In many cases cancer can be cured when detected at an early, organ-confined stage. To facilitate early detection, there are considerable efforts do develop new biomarkers that improve current diagnosis and prognosis methods for cancer diseases. The identification and analysis of proteins associated with disease is a major challenge. Although several biomarkers for tumor diseases such as the prostate specific antigen (PSA), the carcinoembryonic antigen (CEA) or the alpha-fetoprotein (AFP) have been identified and introduced successfully into clinical practice, their sensitivity and specificity have been limited. A good example is prostate cancer, the most frequently diagnosed cancer and the second leading cause of cancer death in men in Western countries. The prostate marker PSA is quite sensitive, however, it does not correctly differentiate benign from malignant prostate disease, and can miss some significant prostate cancers. Therefore, further effort is warranted to search for additional biomarkers in order to improve cancer specificity. It is likely multiple biomarkers will be required to improve early detection, diagnosis and prognosis.
The classical technique for discovering disease-associated proteins is two-dimensional polyacrylamide gel electrophoresis (2D-PAGE) followed by the detection and identification of multiple protein species by matrix-assisted laser desorption ionization time of flight mass spectrometry1 (MALDI-TOF-MS). This technique is unchallenged in its ability to resolve thousands of proteins but it is laborious, requires large quantities of protein, lacks critical reproducibility, lacks standards and it is not easy to convert the results into a routinely used diagnostic test. Therefore more timesaving and robust techniques are needed. One technique is the ProteinChip approach produced by Ciphergen Biosystems Inc. (Fremont, Calif.). This method uses surface enhanced laser desorption/ionization (SELDI) TOF-MS to detect proteins affinity-bound to a protein chip array. There have been many examples of the use of SELDI for the determination of disease biomarkers, with the primary focus being diagnostics for all forms of cancer. Compared to conventional MS-applications, the SELDI-technology is much easier and timesaving regarding sample preparation and analysis. Other well established profiling techniques are based on different functionalized magnetic-particles and MALDI-TOF-MS and on the direct MALDI-TOF analysis of tissue sections. 1MALDI instrumentation and methods are described in references Fenn et al. Science, 246, 64, 1989, Karas et al. Anal. Chem., 60, 2299, 1995, Loo et al. Bioconjugate Chem., 6, 644, 1995, Chaurand et al. J. Am. Soc. Mass. Sectrom. 10, 91, 1999 and Loo et al. Anal. Chem. 65, 425, 1993.
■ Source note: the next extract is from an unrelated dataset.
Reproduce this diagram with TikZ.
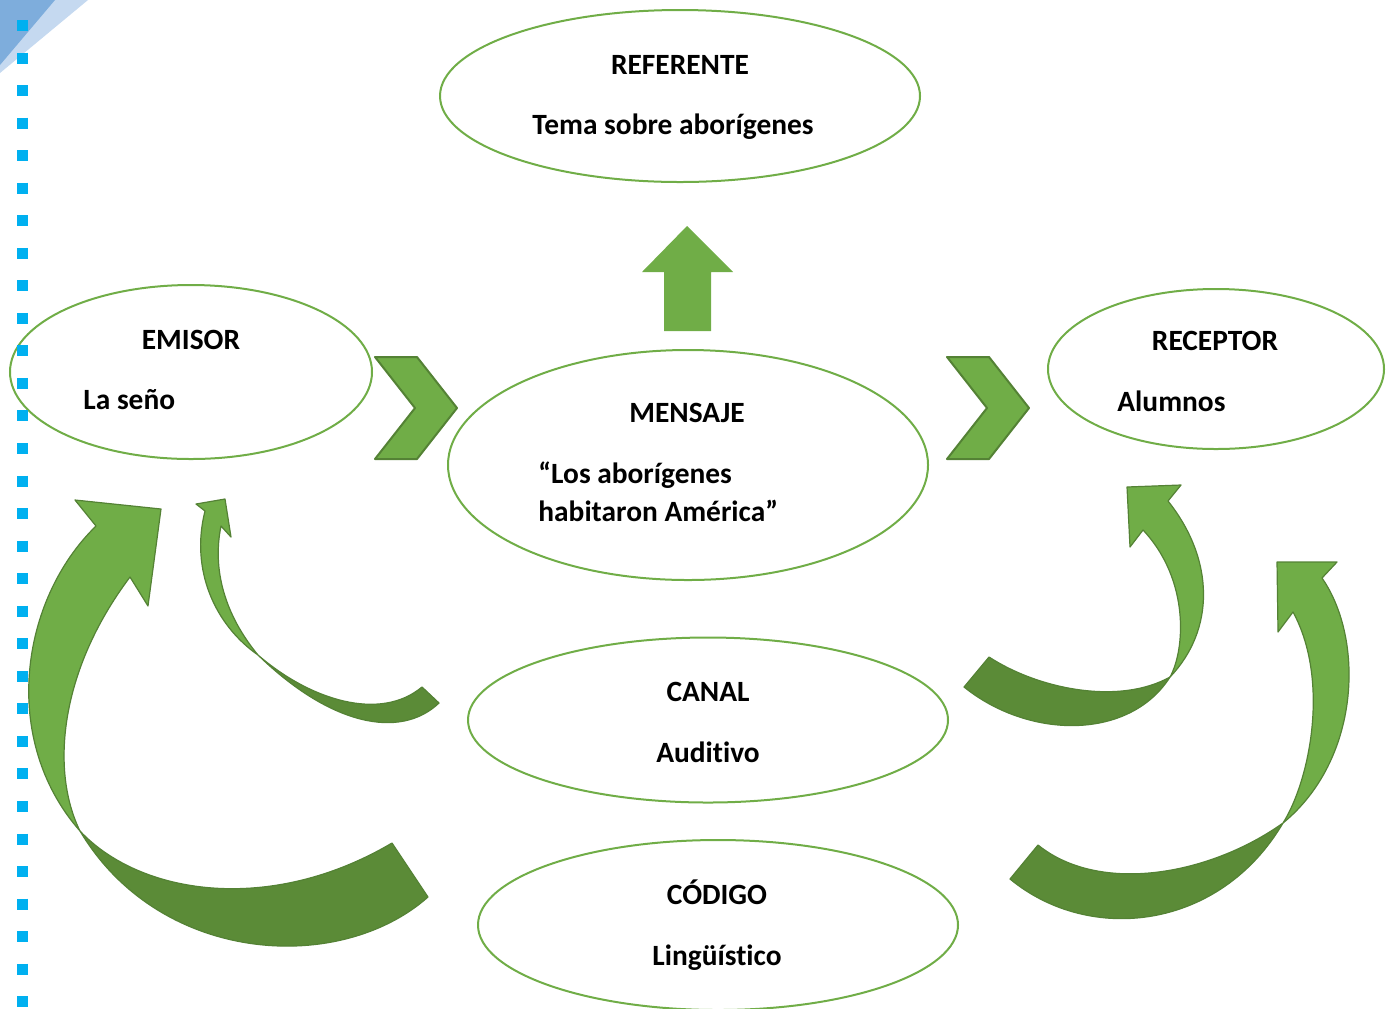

In addition to those MS-based proteomics approaches we recently reported the development and optimization of material enhanced laser desorption ionization (MELDI) by introducing derivatized cellulose, silica beads and other extraction materials for the selective serum-protein profiling with a high-resolution MALDI-TOF MS instrument (Feuerstein et al., J. Proteome Res. 4:2320-2326). For derivatization, glycidyl methacrylate (GMA) was grafted onto 8 μm cellulose beads. In a second step iminodiacetic acid (IDA) was added to the cellulose beads through the epoxide of GMA. The functionalized beads were loaded with copper ions and mixed with serum samples in an Eppendorf tube. After binding of specific proteins (e.g. histidine, tryptophan, or cysteine containing proteins) from a sample, unbound proteins were washed and removed. Next, a small volume (e.g. 1 μl) of the protein-cellulose slurry was directly applied onto a MALDI-target, mixed with sinapinic acid (SA) and directly analyzed with MALDI TOF MS. All of these steps were performed manually.
Here, we describe the automation of the above-described MELDI approach including sample preparation and spotting using small extraction columns and a modified automated liquid handling system such as the MEA Personal Purification System™, commercially available from Phynexus, Inc. (San Jose, Calif.). Using this system, the automated method minimizes the analytical variance introduced by the human handling of samples and increases the robustness of the method.